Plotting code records
# # #
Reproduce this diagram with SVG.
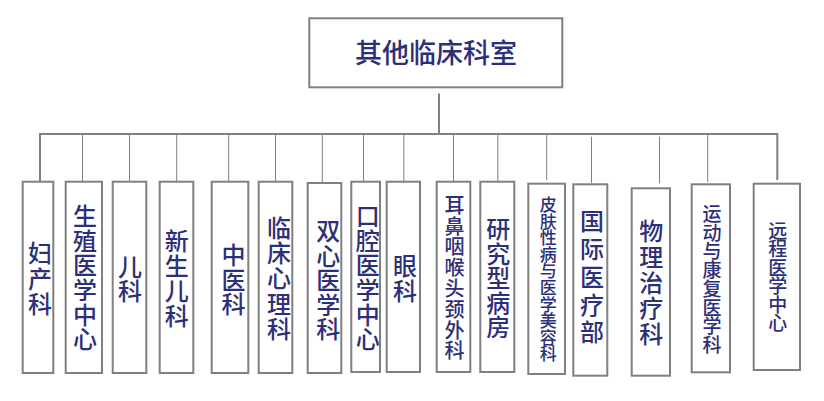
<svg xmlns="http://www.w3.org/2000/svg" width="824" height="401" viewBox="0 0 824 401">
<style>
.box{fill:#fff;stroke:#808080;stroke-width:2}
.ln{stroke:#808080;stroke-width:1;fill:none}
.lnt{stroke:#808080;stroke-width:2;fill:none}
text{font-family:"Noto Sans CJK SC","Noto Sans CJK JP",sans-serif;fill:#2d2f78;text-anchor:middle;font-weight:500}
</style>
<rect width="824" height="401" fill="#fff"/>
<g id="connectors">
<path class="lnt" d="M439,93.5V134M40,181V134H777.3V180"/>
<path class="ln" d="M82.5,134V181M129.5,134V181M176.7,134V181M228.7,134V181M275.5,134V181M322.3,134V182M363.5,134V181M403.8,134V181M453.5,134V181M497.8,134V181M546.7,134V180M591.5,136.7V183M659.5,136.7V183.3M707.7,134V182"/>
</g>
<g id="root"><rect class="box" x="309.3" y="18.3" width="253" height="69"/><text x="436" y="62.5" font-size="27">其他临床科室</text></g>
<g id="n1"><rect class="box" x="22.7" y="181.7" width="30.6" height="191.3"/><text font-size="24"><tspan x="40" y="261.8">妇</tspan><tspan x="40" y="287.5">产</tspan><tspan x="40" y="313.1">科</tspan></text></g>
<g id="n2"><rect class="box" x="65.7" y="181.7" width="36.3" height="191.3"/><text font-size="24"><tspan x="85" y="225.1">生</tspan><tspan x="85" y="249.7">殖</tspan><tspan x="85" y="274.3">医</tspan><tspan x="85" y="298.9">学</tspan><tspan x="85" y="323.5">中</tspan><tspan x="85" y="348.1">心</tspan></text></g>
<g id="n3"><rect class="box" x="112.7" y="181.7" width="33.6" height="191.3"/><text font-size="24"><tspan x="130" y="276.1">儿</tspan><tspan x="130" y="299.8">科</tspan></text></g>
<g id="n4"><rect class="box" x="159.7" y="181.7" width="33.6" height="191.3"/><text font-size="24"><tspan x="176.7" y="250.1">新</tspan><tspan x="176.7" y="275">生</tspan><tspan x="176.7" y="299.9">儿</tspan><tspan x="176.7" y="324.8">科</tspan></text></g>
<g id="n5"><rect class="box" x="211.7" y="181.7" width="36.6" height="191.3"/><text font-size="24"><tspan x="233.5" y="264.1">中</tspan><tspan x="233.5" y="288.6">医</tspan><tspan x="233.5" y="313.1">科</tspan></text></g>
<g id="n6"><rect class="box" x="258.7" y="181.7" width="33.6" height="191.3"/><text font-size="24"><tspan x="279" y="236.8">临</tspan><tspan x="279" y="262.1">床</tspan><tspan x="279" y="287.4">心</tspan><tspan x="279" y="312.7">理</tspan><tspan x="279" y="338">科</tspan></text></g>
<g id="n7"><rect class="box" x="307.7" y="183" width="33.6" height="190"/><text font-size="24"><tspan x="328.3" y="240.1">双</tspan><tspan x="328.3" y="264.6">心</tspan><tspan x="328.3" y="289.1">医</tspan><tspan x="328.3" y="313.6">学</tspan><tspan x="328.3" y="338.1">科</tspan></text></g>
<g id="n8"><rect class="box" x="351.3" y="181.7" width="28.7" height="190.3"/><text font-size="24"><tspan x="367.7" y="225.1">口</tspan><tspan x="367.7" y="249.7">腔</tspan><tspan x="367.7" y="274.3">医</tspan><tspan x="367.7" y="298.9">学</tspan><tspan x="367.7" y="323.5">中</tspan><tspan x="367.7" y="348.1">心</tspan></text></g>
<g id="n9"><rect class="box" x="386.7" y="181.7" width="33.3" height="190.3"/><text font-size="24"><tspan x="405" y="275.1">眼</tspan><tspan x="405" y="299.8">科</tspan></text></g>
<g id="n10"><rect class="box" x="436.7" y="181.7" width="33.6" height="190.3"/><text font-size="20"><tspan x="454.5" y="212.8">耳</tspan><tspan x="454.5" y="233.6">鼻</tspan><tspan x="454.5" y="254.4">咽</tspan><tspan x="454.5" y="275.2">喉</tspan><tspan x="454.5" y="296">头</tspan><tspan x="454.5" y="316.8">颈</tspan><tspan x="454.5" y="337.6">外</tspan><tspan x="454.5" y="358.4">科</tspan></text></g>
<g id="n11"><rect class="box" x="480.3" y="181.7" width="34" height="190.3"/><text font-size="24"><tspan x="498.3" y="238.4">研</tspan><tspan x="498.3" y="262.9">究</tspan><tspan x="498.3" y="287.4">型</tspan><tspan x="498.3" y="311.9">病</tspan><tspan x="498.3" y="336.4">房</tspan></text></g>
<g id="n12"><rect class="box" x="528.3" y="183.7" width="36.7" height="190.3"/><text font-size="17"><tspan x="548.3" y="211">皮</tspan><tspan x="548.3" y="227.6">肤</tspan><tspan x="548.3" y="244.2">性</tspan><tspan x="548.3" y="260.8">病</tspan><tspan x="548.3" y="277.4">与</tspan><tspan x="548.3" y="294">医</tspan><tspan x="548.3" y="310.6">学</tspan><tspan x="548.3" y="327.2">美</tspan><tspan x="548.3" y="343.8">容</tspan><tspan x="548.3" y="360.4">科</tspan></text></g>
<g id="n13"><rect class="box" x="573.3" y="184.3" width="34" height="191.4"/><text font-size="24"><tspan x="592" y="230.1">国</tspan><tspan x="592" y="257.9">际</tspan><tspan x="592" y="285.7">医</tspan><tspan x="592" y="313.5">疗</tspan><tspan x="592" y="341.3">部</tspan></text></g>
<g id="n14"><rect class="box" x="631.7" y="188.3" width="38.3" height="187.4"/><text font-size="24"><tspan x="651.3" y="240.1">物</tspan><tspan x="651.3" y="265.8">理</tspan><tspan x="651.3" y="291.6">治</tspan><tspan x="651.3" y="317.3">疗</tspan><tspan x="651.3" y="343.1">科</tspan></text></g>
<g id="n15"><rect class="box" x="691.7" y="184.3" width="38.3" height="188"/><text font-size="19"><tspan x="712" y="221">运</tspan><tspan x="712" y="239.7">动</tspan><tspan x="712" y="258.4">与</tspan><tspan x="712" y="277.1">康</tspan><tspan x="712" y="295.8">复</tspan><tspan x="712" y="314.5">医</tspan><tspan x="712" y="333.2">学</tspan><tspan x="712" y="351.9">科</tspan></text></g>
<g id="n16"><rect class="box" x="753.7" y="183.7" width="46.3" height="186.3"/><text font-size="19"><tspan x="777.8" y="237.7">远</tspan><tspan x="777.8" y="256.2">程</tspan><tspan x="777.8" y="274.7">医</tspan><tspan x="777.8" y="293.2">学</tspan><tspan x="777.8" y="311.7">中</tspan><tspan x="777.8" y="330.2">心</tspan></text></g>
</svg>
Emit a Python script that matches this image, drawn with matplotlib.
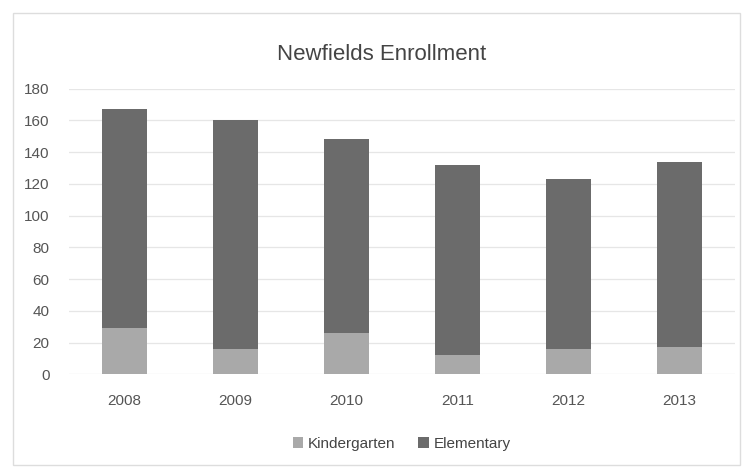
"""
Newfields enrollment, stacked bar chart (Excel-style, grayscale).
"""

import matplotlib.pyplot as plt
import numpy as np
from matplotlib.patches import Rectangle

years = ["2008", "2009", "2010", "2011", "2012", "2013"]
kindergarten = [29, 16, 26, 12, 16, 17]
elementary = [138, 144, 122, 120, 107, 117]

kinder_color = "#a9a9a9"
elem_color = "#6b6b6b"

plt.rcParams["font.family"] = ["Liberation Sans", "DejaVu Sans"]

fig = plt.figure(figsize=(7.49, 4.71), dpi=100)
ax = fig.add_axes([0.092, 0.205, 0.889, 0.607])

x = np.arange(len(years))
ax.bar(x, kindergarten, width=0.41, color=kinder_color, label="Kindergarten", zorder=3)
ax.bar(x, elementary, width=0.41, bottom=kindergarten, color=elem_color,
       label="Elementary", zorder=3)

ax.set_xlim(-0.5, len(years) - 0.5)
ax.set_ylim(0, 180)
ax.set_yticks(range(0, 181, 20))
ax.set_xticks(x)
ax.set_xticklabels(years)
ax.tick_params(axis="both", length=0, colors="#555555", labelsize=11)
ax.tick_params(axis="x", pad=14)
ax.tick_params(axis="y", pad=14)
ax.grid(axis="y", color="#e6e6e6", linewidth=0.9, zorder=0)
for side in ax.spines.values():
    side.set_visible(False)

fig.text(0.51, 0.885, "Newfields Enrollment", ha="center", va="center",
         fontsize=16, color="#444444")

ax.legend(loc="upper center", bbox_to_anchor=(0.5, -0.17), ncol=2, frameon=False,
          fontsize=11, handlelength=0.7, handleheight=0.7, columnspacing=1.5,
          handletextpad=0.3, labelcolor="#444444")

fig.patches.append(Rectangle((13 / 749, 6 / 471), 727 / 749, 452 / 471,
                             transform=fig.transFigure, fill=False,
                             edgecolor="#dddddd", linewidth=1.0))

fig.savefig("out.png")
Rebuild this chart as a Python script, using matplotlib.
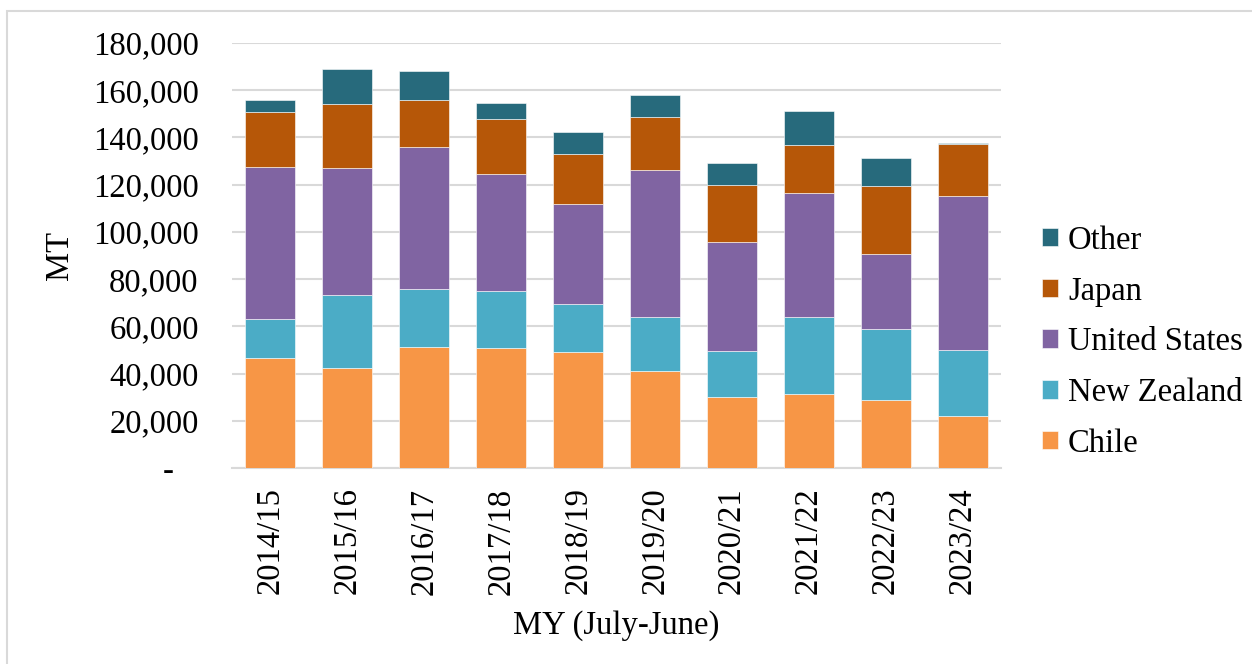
# # #
▶ _Exercise_: Retype only the lines above from the one with "Emit a Python" through the one with "elementary = [138, 144, 122, 120, 107, 117]", exactly and with both ends. Images stay out.

▶ _Final answer_:
Emit a Python script that matches this image, drawn with matplotlib.
"""
Newfields enrollment, stacked bar chart (Excel-style, grayscale).
"""

import matplotlib.pyplot as plt
import numpy as np
from matplotlib.patches import Rectangle

years = ["2008", "2009", "2010", "2011", "2012", "2013"]
kindergarten = [29, 16, 26, 12, 16, 17]
elementary = [138, 144, 122, 120, 107, 117]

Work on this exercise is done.